Now to find a suitable box to fit it all into. Hammond do a nice range of die-cast aluminium boxes, and the 1550F model is ideal. The L28 light source fits neatly at the bottom, and it’s just the right height for a 60mm high ‘box of mirrors’ below the diffuser. Only trouble is, the sides of the box are tapered out at about 1.3 degrees. After more design work in FreeCAD, I was able to 3D print some adapters to hold the L28 in the bottom of the box. They correct the taper and provide a precisely perpendicular surface to mount the mirrors on. The diffuser sits on top, and I made a cutout at the bottom to access the power input and controls.
The sides of the box extend slightly above the diffuser, to positively retain the masks I made to mount the film holders on. The masks have extensions at either end of the film path, which bend downwards and ensure there are no sharp edges to scratch the film.
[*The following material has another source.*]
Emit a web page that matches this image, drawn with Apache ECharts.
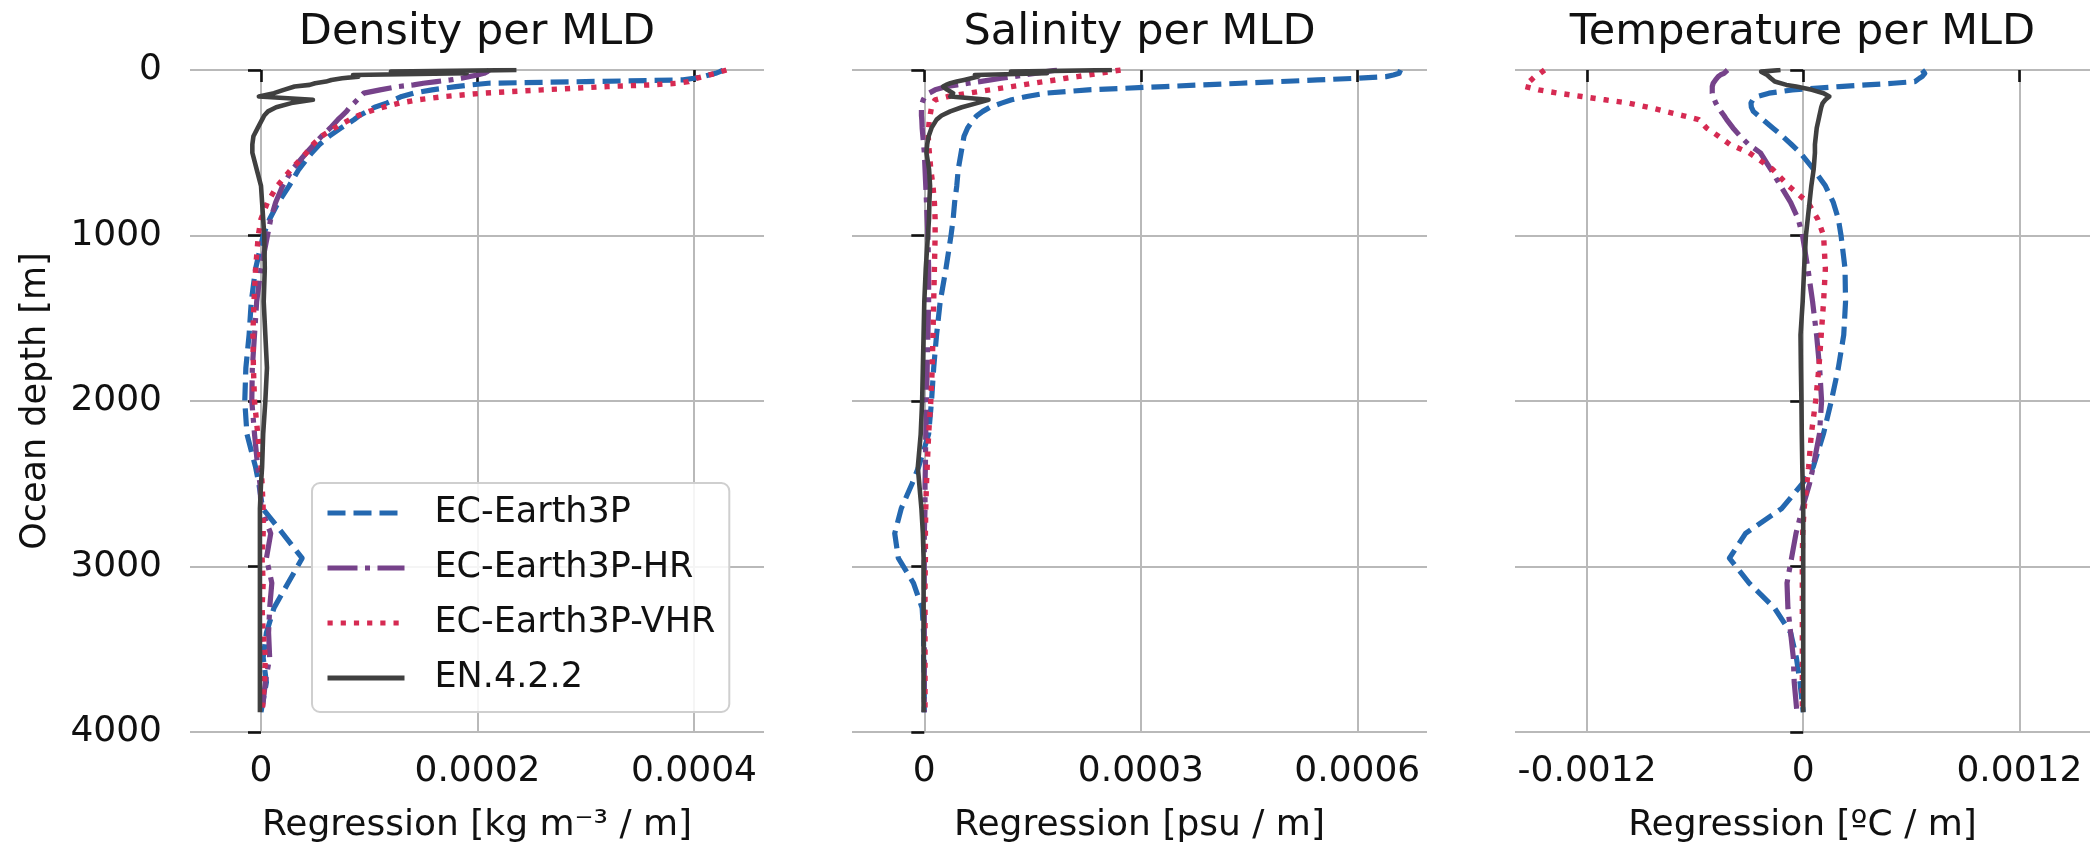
<!DOCTYPE html>
<html><head><meta charset="utf-8">
<script src="https://cdn.jsdelivr.net/npm/echarts@6/dist/echarts.min.js"></script>
<style>html,body{margin:0;padding:0;background:#fff}#c{width:2092px;height:850px}</style>
</head><body><div id="c"></div>
<script>
// Ocean depth levels [m]
const depth = [0,10,20,30,40,50,60,70,80,90,100,120,140,160,180,200,225,250,275,300,350,400,450,500,600,700,800,900,1000,1200,1400,1600,1800,2000,2200,2400,2500,2650,2800,2950,3100,3250,3400,3550,3700,3880];

// Density regression [kg m-3 / m]
const densEC   = [4.27e-4,4.24e-4,4.2e-4,4.14e-4,4.08e-4,4.0e-4,3.9e-4,3.0e-4,2.1e-4,1.94e-4,1.8e-4,1.58e-4,1.41e-4,1.3e-4,1.23e-4,1.16e-4,1.05e-4,9.8e-5,9.1e-5,8.6e-5,7.4e-5,6.3e-5,5.4e-5,4.7e-5,3.5e-5,2.6e-5,1.6e-5,8e-6,2e-6,-5e-6,-9e-6,-1.1e-5,-1.4e-5,-1.5e-5,-1.3e-5,-5e-6,-2e-6,1.5e-6,2e-5,3.8e-5,2.5e-5,1.2e-5,5e-6,2e-6,5e-6,0];
const densHR   = [2.11e-4,2.09e-4,2.06e-4,2.0e-4,1.92e-4,1.85e-4,1.75e-4,1.62e-4,1.5e-4,1.41e-4,1.27e-4,1.1e-4,9.5e-5,9.2e-5,8.9e-5,8.6e-5,8.2e-5,7.9e-5,7.5e-5,7.1e-5,6.4e-5,5.6e-5,4.9e-5,4.2e-5,2.9e-5,2.0e-5,1.35e-5,9e-6,6e-6,0,-4e-6,-6e-6,-8e-6,-8.5e-6,-6e-6,-3e-6,-1e-6,0,9e-6,5e-6,1e-5,8e-6,7e-6,8e-6,4e-6,1e-6];
const densVHR  = [4.3e-4,4.25e-4,4.2e-4,4.14e-4,4.08e-4,4.02e-4,3.98e-4,3.95e-4,3.85e-4,3.6e-4,3.2e-4,2.6e-4,2.05e-4,1.7e-4,1.45e-4,1.28e-4,1.13e-4,1.0e-4,9e-5,8.2e-5,6.8e-5,5.6e-5,4.8e-5,4.2e-5,2.8e-5,1.5e-5,6e-6,0,-2.5e-6,-5e-6,-6.5e-6,-7.5e-6,-7e-6,-6e-6,-3e-6,0,1e-6,2e-6,2e-6,1e-6,2e-6,1e-6,2e-6,4e-6,3e-6,1e-6];
const densEN   = [2.36e-4,1.2e-4,1.9e-4,8.5e-5,9e-5,7.5e-5,6.5e-5,6.0e-5,5.0e-5,4.5e-5,3.1e-5,2.1e-5,1.2e-5,-2e-6,4.8e-5,2.8e-5,1.4e-5,6.5e-6,3e-6,1e-6,-3e-6,-7e-6,-8e-6,-8e-6,-4e-6,0,1e-6,2e-6,3e-6,3.5e-6,2.5e-6,4e-6,5.5e-6,4e-6,2e-6,1e-6,0,-1e-6,-1e-6,-1e-6,-1e-6,-1e-6,-1e-6,-1e-6,-1e-6,-1e-6];

// Salinity regression [psu / m]
const salEC    = [6.6e-4,6.62e-4,6.58e-4,6.5e-4,6.4e-4,5.98e-4,5.45e-4,4.92e-4,4.39e-4,3.86e-4,3.33e-4,2.27e-4,1.68e-4,1.42e-4,1.21e-4,1.07e-4,9.1e-5,8.1e-5,7.3e-5,6.8e-5,6.0e-5,5.5e-5,5.3e-5,5.1e-5,4.7e-5,4.5e-5,4.2e-5,4.0e-5,3.7e-5,3.0e-5,2.2e-5,1.7e-5,1.3e-5,1.0e-5,6e-6,-8e-6,-1.7e-5,-3.2e-5,-4.1e-5,-3.6e-5,-1.5e-5,-3e-6,-1e-6,-1e-6,0,0];
const salHR    = [1.84e-4,1.69e-4,1.53e-4,1.38e-4,1.23e-4,1.07e-4,9.2e-5,7.7e-5,6.1e-5,4.6e-5,3.1e-5,1.5e-5,6.5e-6,1e-6,-1.5e-6,-3e-6,-4e-6,-4e-6,-4e-6,-3.5e-6,-3e-6,-2e-6,-1e-6,0,1e-6,2e-6,3e-6,4e-6,5e-6,6e-6,6e-6,5e-6,4e-6,3e-6,2e-6,1.5e-6,1e-6,1e-6,0,0,0,0,0,0,0,0];
const salVHR   = [2.72e-4,2.57e-4,2.42e-4,2.27e-4,2.12e-4,1.96e-4,1.82e-4,1.66e-4,1.51e-4,1.36e-4,1.21e-4,9.1e-5,6.1e-5,3.3e-5,1.5e-5,1.2e-5,1.0e-5,9e-6,8e-6,7e-6,6e-6,5.5e-6,6e-6,7e-6,9e-6,1.2e-5,1.4e-5,1.5e-5,1.5e-5,1.4e-5,1.3e-5,1.2e-5,1.1e-5,9e-6,6e-6,4e-6,3e-6,2e-6,1.5e-6,1.5e-6,1e-6,1e-6,1e-6,1e-6,1e-6,1e-6];
const salEN    = [2.6e-4,1.2e-4,1.7e-4,7e-5,7.5e-5,6.5e-5,5.5e-5,4.5e-5,3.6e-5,3.0e-5,2.6e-5,3.2e-5,4.0e-5,3.6e-5,8.9e-5,7.3e-5,5.2e-5,3.6e-5,2.4e-5,1.7e-5,1.0e-5,6e-6,4e-6,3e-6,6.6e-6,8e-6,7e-6,6.5e-6,5e-6,2e-6,0,-1e-6,-2e-6,-3e-6,-5e-6,-9e-6,-7e-6,-4e-6,-2e-6,-1e-6,-1e-6,-1e-6,-1e-6,-1e-6,-1e-6,-1e-6];

// Temperature regression [ºC / m]
const tempEC   = [6.6e-4,6.7e-4,6.75e-4,6.7e-4,6.6e-4,6.45e-4,6.35e-4,6.2e-4,5.0e-4,3.5e-4,2.0e-4,-6e-5,-1.9e-4,-2.56e-4,-2.8e-4,-2.9e-4,-2.88e-4,-2.77e-4,-2.5e-4,-2.23e-4,-1.69e-4,-1.15e-4,-6.5e-5,-1.7e-5,5.8e-5,1.23e-4,1.67e-4,1.95e-4,2.1e-4,2.32e-4,2.35e-4,2.25e-4,1.95e-4,1.56e-4,1.12e-4,5.5e-5,-5e-6,-1.2e-4,-3.2e-4,-4.1e-4,-3.0e-4,-1.6e-4,-7e-5,-3.8e-5,-1.8e-5,0];
const tempHR   = [-4.2e-4,-4.3e-4,-4.4e-4,-4.6e-4,-4.72e-4,-4.8e-4,-4.87e-4,-4.94e-4,-5.0e-4,-5.02e-4,-5.05e-4,-5.05e-4,-5.05e-4,-5.0e-4,-4.93e-4,-4.85e-4,-4.72e-4,-4.57e-4,-4.4e-4,-4.25e-4,-3.9e-4,-3.5e-4,-3.03e-4,-2.38e-4,-1.8e-4,-1.26e-4,-7e-5,-2.8e-5,-4e-6,2.6e-5,5.2e-5,7.4e-5,9.1e-5,1.02e-4,9e-5,5.5e-5,3.5e-5,-5e-6,-4e-5,-6.5e-5,-9e-5,-8.5e-5,-7e-5,-5.5e-5,-5e-5,-3.5e-5];
const tempVHR  = [-1.436e-3,-1.447e-3,-1.46e-3,-1.475e-3,-1.49e-3,-1.5e-3,-1.51e-3,-1.52e-3,-1.53e-3,-1.54e-3,-1.545e-3,-1.47e-3,-1.36e-3,-1.23e-3,-1.1e-3,-9.7e-4,-8.6e-4,-7.65e-4,-6.7e-4,-5.8e-4,-5.37e-4,-4.7e-4,-4.07e-4,-3.0e-4,-1.7e-4,-8.2e-5,2.6e-5,8e-5,1.13e-4,1.23e-4,1.13e-4,1.0e-4,8.7e-5,6.9e-5,4.5e-5,3e-5,2e-5,5e-6,-3e-6,-5e-6,-5e-6,-5e-6,-5e-6,-5e-6,-5e-6,-5e-6];
const tempEN   = [-1.26e-4,-2.34e-4,-2.25e-4,-2.0e-4,-1.9e-4,-1.8e-4,-1.69e-4,-1.58e-4,-1.47e-4,-9.3e-5,-3.9e-5,4.8e-5,1.13e-4,1.45e-4,1.23e-4,1.08e-4,1.0e-4,9.5e-5,9e-5,8.5e-5,7.5e-5,7e-5,6.5e-5,6.5e-5,5.8e-5,4.5e-5,3.5e-5,2.5e-5,1.5e-5,5e-6,-3e-6,-1.5e-5,-1.3e-5,-1e-5,-8e-6,-5e-6,-3e-6,0,0,0,0,0,0,0,0,0];

const seriesNames = ['EC-Earth3P','EC-Earth3P-HR','EC-Earth3P-VHR','EN.4.2.2'];
const panelData = [
  [densEC, densHR, densVHR, densEN],
  [salEC, salHR, salVHR, salEN],
  [tempEC, tempHR, tempVHR, tempEN]
];
const titles = ['Density per MLD','Salinity per MLD','Temperature per MLD'];
const xNames = ['Regression [kg m\u207B\u00B3 / m]','Regression [psu / m]','Regression [\u00BAC / m]'];
const xTickValues = [[0,0.0002,0.0004],[0,0.0003,0.0006],[-0.0012,0,0.0012]];
const xTickLabels = [['0','0.0002','0.0004'],['0','0.0003','0.0006'],['-0.0012','0','0.0012']];
const xLimits = [[-0.0000656,0.0004647],[-0.0001002,0.0006966],[-0.0016,0.001592]];
const yLabel = 'Ocean depth [m]';

const FONT = '"DejaVu Sans", "Noto Sans", sans-serif';
const colors = ['#2468b0','#76428a','#d62a52','#404040'];
const dashes = [[18,8],[30,7.5,5,7.5],[5.2,8],'solid'];
const widths = [5.2,5.2,5.4,4.6];
const gridLeft = [190,852,1515];
const gridWidth = [574,575,575];
const txt = '#111111';

const chart = echarts.init(document.getElementById('c'), null, {renderer:'canvas'});

const grids = gridLeft.map((l,i)=>({left:l, top:70, width:gridWidth[i], height:662, containLabel:false}));
const xAxes = [0,1,2].map(i=>({
  type:'value', gridIndex:i, min:xLimits[i][0], max:xLimits[i][1],
  axisLine:{show:false},
  axisTick:{show:true, length:12, customValues:xTickValues[i], lineStyle:{color:'#111', width:2.6}},
  axisLabel:{show:true, customValues:xTickValues[i], margin:22, fontSize:36, color:txt, fontFamily:FONT,
    formatter:(v)=>{let best=0,bd=Infinity;xTickValues[i].forEach((t,k)=>{const d=Math.abs(t-v);if(d<bd){bd=d;best=k;}});return xTickLabels[i][best];}},
  splitLine:{show:true, lineStyle:{color:'#b9b9b9', width:2}},
  name:xNames[i], nameLocation:'middle', nameGap:76,
  nameTextStyle:{fontSize:36, color:txt, fontFamily:FONT}
}));
const yAxes = [0,1,2].map(i=>({
  type:'value', gridIndex:i, inverse:true, min:0, max:4000, interval:1000,
  axisLine:{show:false},
  axisTick:{show:true, length:13, lineStyle:{color:'#111', width:2.6}},
  axisLabel:{show:i===0, margin:28, fontSize:36, color:txt, fontFamily:FONT, formatter:(v)=>String(v)},
  splitLine:{show:true, lineStyle:{color:'#b9b9b9', width:2}}
}));

const series = [];
panelData.forEach((arrs,i)=>{
  arrs.forEach((vals,s)=>{
    series.push({
      type:'line', name:seriesNames[s], xAxisIndex:i, yAxisIndex:i,
      data: vals.map((v,k)=>[v, depth[k]]),
      symbol:'none', showSymbol:false, smooth:false, silent:true,
      lineStyle:{color:colors[s], width:widths[s], type:dashes[s], cap:'butt', join:'round'},
      itemStyle:{color:colors[s]},
      z: 2+s
    });
  });
});

const graphics = titles.map((t,i)=>({
  type:'text', x:gridLeft[i]+gridWidth[i]/2, y:33,
  style:{text:t, font:'43px '+FONT, fill:'#111', textAlign:'center', textVerticalAlign:'middle', align:'center', verticalAlign:'middle'}
}));
graphics.push({
  type:'text', x:36, y:401, rotation:Math.PI/2,
  style:{text:yLabel, font:'35px '+FONT, fill:'#111', textAlign:'center', textVerticalAlign:'middle', align:'center', verticalAlign:'middle'}
});

chart.setOption({
  animation:false,
  backgroundColor:'#ffffff',
  grid:grids, xAxis:xAxes, yAxis:yAxes, series:series,
  graphic:graphics,
  legend:{
    show:true, orient:'vertical', left:312, top:483, data:seriesNames,
    itemWidth:77, itemHeight:2, itemGap:19,
    padding:[12,14,16,13],
    backgroundColor:'rgba(255,255,255,0.85)', borderColor:'#cfcfcf', borderWidth:2, borderRadius:8,
    itemStyle:{opacity:0},
    lineStyle:{width:5},
    textStyle:{fontSize:35, color:txt, fontFamily:FONT, padding:[0,0,0,25], lineHeight:36},
    selectedMode:false
  }
});
</script>
</body></html>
Previously I’d been using a tripod with the head moved to the bottom of the centre column. It works, but needs a lot of space and takes a while to set up. I did some shopping around for a proper copy stand, and found they are unbelievably expensive. Enlargers however, are very cheap. Top tip: they’re almost exactly the same. After a bit of searching I was able to buy a fantastic second-hand enlarger here in Norwich, on an eBay auction. It’s a Jessops-branded LPL 6600, which is a large and very sturdy piece of kit, and it was only £32. I simply removed the enlarger head and fitted a quick-release camera mount in its place. That makes it the same as an LPL CS-5 copy stand, which retails for over £500. Go figure.
The big copy stand means there is plenty of room to turn the light box through 90 degrees for film sizes where the longer or top edge of the frame is along the length of the film (6×4.5, 4×3, 6×6 from a camera like a Hasselblad):
My 3D designs are available to download free-of-charge on Thingiverse:
Film holders: https://www.thingiverse.com/thing:4799636
They include the following sizes: 120 6×9, 120 6×7, 120 6×6, 120 6×4.5, 127 4×6.5, 127 4×4, 127 4×3, 135 full frame, 135 half frame, 110.